Leave out all pictures. Return exactly the lines from the top of the material through the line containing "import plotly.graph_objects as go".

Collected material.
####################
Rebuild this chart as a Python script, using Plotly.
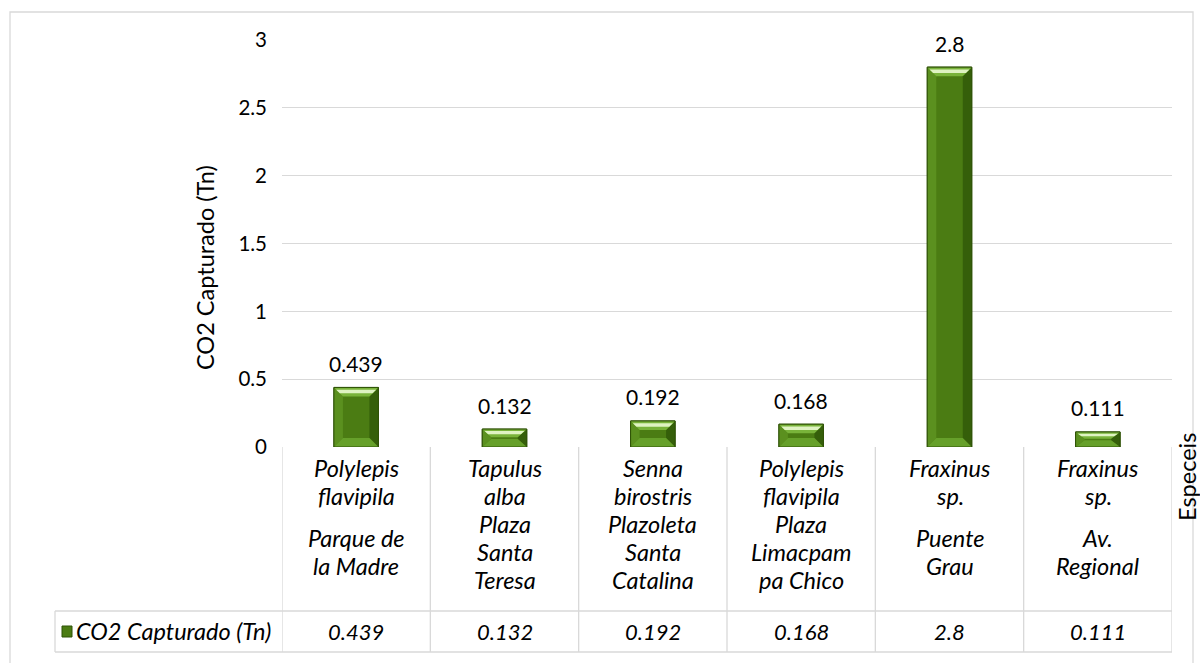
import plotly.graph_objects as go

# Data
species = [["Polylepis", "flavipila"], ["Tapulus", "alba"], ["Senna", "birostris"],
           ["Polylepis", "flavipila"], ["Fraxinus", "sp."], ["Fraxinus", "sp."]]
locations = [["Parque de", "la Madre"], ["Plaza", "Santa", "Teresa"],
             ["Plazoleta", "Santa", "Catalina"], ["Plaza", "Limacpam", "pa Chico"],
             ["Puente", "Grau"], ["Av.", "Regional"]]
co2 = [0.439, 0.132, 0.192, 0.168, 2.8, 0.111]
y_ticks = [0, 0.5, 1, 1.5, 2, 2.5, 3]
series_name = "CO2 Capturado (Tn)"
axis_title = "CO2 Capturado (Tn)"
cat_title = "Especeis"

# Layout geometry (pixels)
W, H = 1200, 663
L, R, T, B = 282, 1172, 40, 447
FONT = "Lato"
GRID = "#d9d9d9"
TXT = 23.5     # words
NUM = 21       # numbers


def px_x(p):
    return (p - L) / (R - L)


def px_y(p):
    return (B - p) / (B - T)


n = len(co2)
xs = list(range(n))
BAR_W = 0.30
ppx = (R - L) / n          # pixels per x unit
ppy = (B - T) / 3.0        # pixels per y unit

FRONT = "#4b7c13"
fig = go.Figure()
fig.add_trace(go.Bar(x=xs, y=co2, width=BAR_W, name=series_name,
                     marker=dict(color=FRONT, line=dict(color="#2f5207", width=1)),
                     showlegend=False, hoverinfo="x+y"))

shapes = []


def poly(pts, color, lw=0, lc=None):
    path = "M " + " L ".join(f"{a},{b}" for a, b in pts) + " Z"
    return dict(type="path", path=path, xref="x", yref="y", layer="above",
                fillcolor=color, line=dict(width=lw, color=lc or color))


# Bevelled faces of each bar
for x, v in zip(xs, co2):
    x0, x1 = x - BAR_W / 2, x + BAR_W / 2
    dx = 9 / ppx
    dy = min(9 / ppy, v * 0.45)
    # left / right faces
    shapes.append(poly([(x0, 0), (x0, v), (x0 + dx, v - dy), (x0 + dx, dy)], "#5b901f"))
    shapes.append(poly([(x1, 0), (x1, v), (x1 - dx, v - dy), (x1 - dx, dy)], "#355f0a"))
    # bottom face
    shapes.append(poly([(x0, 0), (x1, 0), (x1 - dx, dy), (x0 + dx, dy)], "#66a02a"))
    # top face with a bright highlight band
    shapes.append(poly([(x0, v), (x1, v), (x1 - dx, v - dy), (x0 + dx, v - dy)], "#79b33a"))
    f0, f1 = 0.25, 0.65
    shapes.append(poly([(x0 + dx * f0, v - dy * f0), (x1 - dx * f0, v - dy * f0),
                        (x1 - dx * f1, v - dy * f1), (x0 + dx * f1, v - dy * f1)], "#dff3c2"))
    # outline
    shapes.append(dict(type="rect", xref="x", yref="y", x0=x0, x1=x1, y0=0, y1=v,
                       layer="above", line=dict(color="#2f5207", width=1)))

# Data table lines
tbl_top, tbl_mid, tbl_bot = B, 611, 652
legend_left = 55
for i in range(n + 1):
    shapes.append(dict(type="line", xref="x", yref="paper", x0=i - 0.5, x1=i - 0.5,
                       y0=px_y(tbl_top), y1=px_y(tbl_bot), line=dict(color=GRID, width=1.3)))
for yy in (tbl_mid, tbl_bot):
    shapes.append(dict(type="line", xref="paper", yref="paper", x0=px_x(legend_left), x1=1,
                       y0=px_y(yy), y1=px_y(yy), line=dict(color=GRID, width=1.3)))
shapes.append(dict(type="line", xref="paper", yref="paper", x0=px_x(legend_left),
                   x1=px_x(legend_left), y0=px_y(tbl_mid), y1=px_y(tbl_bot),
                   line=dict(color=GRID, width=1.3)))
# legend key
shapes.append(dict(type="rect", xref="paper", yref="paper", x0=px_x(62), x1=px_x(72),
                   y0=px_y(637), y1=px_y(626), fillcolor=FRONT,
                   line=dict(color="#2f5207", width=1)))
# chart border
shapes.append(dict(type="rect", xref="paper", yref="paper", x0=px_x(10), x1=px_x(1193),
                   y0=px_y(700), y1=px_y(12), line=dict(color=GRID, width=1.3)))

annotations = []
# value labels
for x, v in zip(xs, co2):
    annotations.append(dict(x=x, y=v, xref="x", yref="y", text=f"{v:g}", showarrow=False,
                            yanchor="middle", yshift=24,
                            font=dict(family=FONT, size=NUM, color="#000000")))

# header cells
sp_rows = [468, 496]
for i in range(n):
    for txt, yy in zip(species[i], sp_rows):
        annotations.append(dict(x=i, y=px_y(yy), xref="x", yref="paper", text=f"<i>{txt}</i>",
                                showarrow=False, yanchor="middle",
                                font=dict(family=FONT, size=TXT, color="#000000")))
    loc = locations[i]
    start = 552 - 14 * (len(loc) - 1)
    for k, txt in enumerate(loc):
        annotations.append(dict(x=i, y=px_y(start + 28 * k), xref="x", yref="paper",
                                text=f"<i>{txt}</i>", showarrow=False, yanchor="middle",
                                font=dict(family=FONT, size=TXT, color="#000000")))
    annotations.append(dict(x=i, y=px_y(631), xref="x", yref="paper", text=f"<i>{co2[i]:g}</i>",
                            showarrow=False, yanchor="middle",
                            font=dict(family=FONT, size=NUM + 1, color="#000000")))

annotations.append(dict(x=px_x(74), y=px_y(631), xref="paper", yref="paper",
                        text=f"<i>{series_name}</i>", showarrow=False, xanchor="left",
                        yanchor="middle", font=dict(family=FONT, size=TXT, color="#000000")))
annotations.append(dict(x=px_x(205), y=px_y(268), xref="paper", yref="paper", text=axis_title,
                        showarrow=False, textangle=-90, xanchor="center", yanchor="middle",
                        font=dict(family=FONT, size=TXT, color="#000000")))
annotations.append(dict(x=px_x(1187), y=px_y(477), xref="paper", yref="paper", text=cat_title,
                        showarrow=False, textangle=-90, xanchor="center", yanchor="middle",
                        font=dict(family=FONT, size=TXT, color="#000000")))

fig.update_layout(
    width=W, height=H,
    margin=dict(l=L, r=W - R, t=T, b=H - B),
    paper_bgcolor="white", plot_bgcolor="white",
    bargap=0.7,
    xaxis=dict(range=[-0.5, n - 0.5], showticklabels=False, showgrid=False,
               zeroline=False, showline=False, ticks=""),
    yaxis=dict(range=[0, 3], tickvals=y_ticks, ticktext=[f"{t:g}" for t in y_ticks],
               showgrid=True, gridcolor=GRID, gridwidth=1.3, zeroline=False,
               showline=False, ticks="", ticklabelstandoff=14,
               tickfont=dict(family=FONT, size=20.5, color="#000000")),
    shapes=shapes, annotations=annotations,
    font=dict(family=FONT),
)

fig.write_html("out.html")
####################
Final result.
Rebuild this chart as a Python script, using Plotly.
import plotly.graph_objects as go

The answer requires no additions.